Here's another GREAT CONTEST from our friends at Wired 2 Fish and Dobyns Rods.

Guys/Gals....you can't miss these opportunities. Takes 5 minutes to find the answers if you don't already know them.

(Yes, I had to look for answers this time too....but they are there and it's easy)

https://blog.wired2fish.com/dobyns-savvy-rod-contest

Don't forget to put in the comment section that you are from TinBoats. Also let us know here if you've entered by replying.
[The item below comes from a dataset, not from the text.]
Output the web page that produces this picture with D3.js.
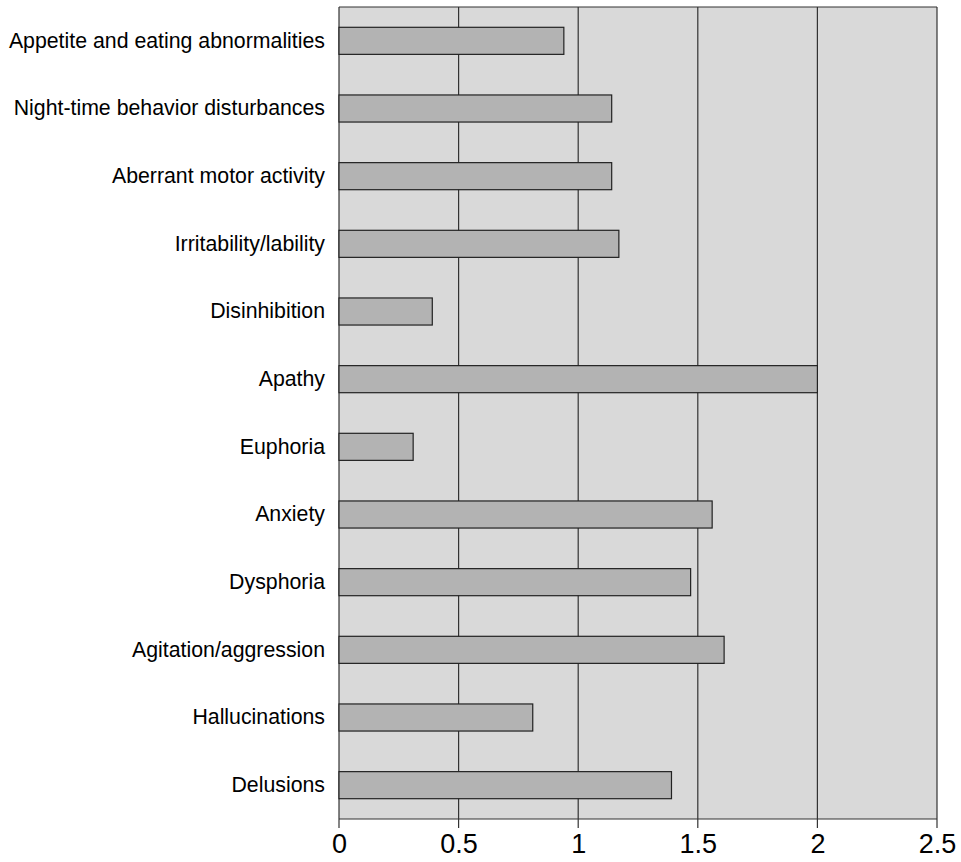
<!DOCTYPE html>
<html><head><meta charset="utf-8">
<script src="https://cdn.jsdelivr.net/npm/d3@7"></script>
<style>body{margin:0;background:#fff}svg{display:block}</style>
</head><body>
<svg id="chart" width="961" height="862"></svg>
<script>
const categories = ["Appetite and eating abnormalities","Night-time behavior disturbances","Aberrant motor activity","Irritability/lability","Disinhibition","Apathy","Euphoria","Anxiety","Dysphoria","Agitation/aggression","Hallucinations","Delusions"];
const values = [0.94,1.14,1.14,1.17,0.39,2.0,0.31,1.56,1.47,1.61,0.81,1.39];
const xTicks = [0,0.5,1,1.5,2,2.5];
const xTickLabels = ["0","0.5","1","1.5","2","2.5"];

const svg = d3.select("#chart");
const m = {left:339, top:7, right:24, bottom:43};
const W = 961 - m.left - m.right, H = 862 - m.top - m.bottom;
const g = svg.append("g").attr("transform",`translate(${m.left},${m.top})`);
const x = d3.scaleLinear().domain([0,2.5]).range([0,W]);
const y = d3.scaleBand().domain(categories).range([0,H]).paddingInner(0.6).paddingOuter(0.3);

g.append("rect").attr("width",W).attr("height",H).attr("fill","#d9d9d9");

g.selectAll(".grid").data(xTicks).join("line")
  .attr("x1",d=>x(d)).attr("x2",d=>x(d)).attr("y1",0).attr("y2",H+9)
  .attr("stroke","#333").attr("stroke-width",1.2);

g.append("line").attr("x1",0).attr("x2",W).attr("y1",0).attr("y2",0).attr("stroke","#333").attr("stroke-width",1.2);
g.append("line").attr("x1",0).attr("x2",W).attr("y1",H).attr("y2",H).attr("stroke","#333").attr("stroke-width",1.2);

g.selectAll(".bar").data(categories).join("rect")
  .attr("x",x(0)).attr("y",d=>y(d))
  .attr("width",(d,i)=>x(values[i])-x(0)).attr("height",y.bandwidth())
  .attr("fill","#b3b3b3").attr("stroke","#222").attr("stroke-width",1.2);

const xAxis = d3.axisBottom(x).tickValues(xTicks).tickFormat((d,i)=>xTickLabels[i]).tickSize(0).tickPadding(15);
const xa = g.append("g").attr("transform",`translate(0,${H})`).call(xAxis);
xa.select(".domain").remove();
xa.selectAll("text").attr("font-family","Liberation Sans, Arial, sans-serif").attr("font-size",27).attr("fill","#000");

const yAxis = d3.axisLeft(y).tickSize(0).tickPadding(14);
const ya = g.append("g").call(yAxis);
ya.select(".domain").remove();
ya.selectAll("text").attr("font-family","Liberation Sans, Arial, sans-serif").attr("font-size",21.3).attr("fill","#000");
</script>
</body></html>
I'm curious how many Tinboaters are entering.


----------



## Jim (Nov 3, 2011)

Entered. [-o<


----------



## fender66 (Nov 4, 2011)

Only two of us entered???? Wow my odds of winning are better than I thought.

Sorry Jim that you aren't going to win. :roll:


----------



## freetofish (Nov 4, 2011)

I too am entered... and about this 5 minutes it took you to find the answers, Fender....really! As I have said, "You are one smart dude"
I must have spent 30 min. but then I am a slow reader..... 
If I win I will let you borrow it sometime...........................like for maybe 5 min. or so


----------



## fender66 (Nov 4, 2011)

freetofish said:


> I too am entered... and about this 5 minutes it took you to find the answers, Fender....really! As I have said, "You are one smart dude"
> I must have spent 30 min. but then I am a slow reader.....
> If I win I will let you borrow it sometime...........................like for maybe 5 min. or so



Really.....it only took me about 5 minutes. I was swamped at work when I was looking up answers too. That's all the time I had. It was a good read too. Wish I could relate my life's fishing to his story.


----------



## Jay415 (Nov 6, 2011)

I entered


----------



## baseball_guy_99 (Nov 7, 2011)

Entered


----------



## Brine (Nov 7, 2011)

I'm in. Good read on Gary too. I never knew he was such an accomplished angler. Just thought he made rods.


----------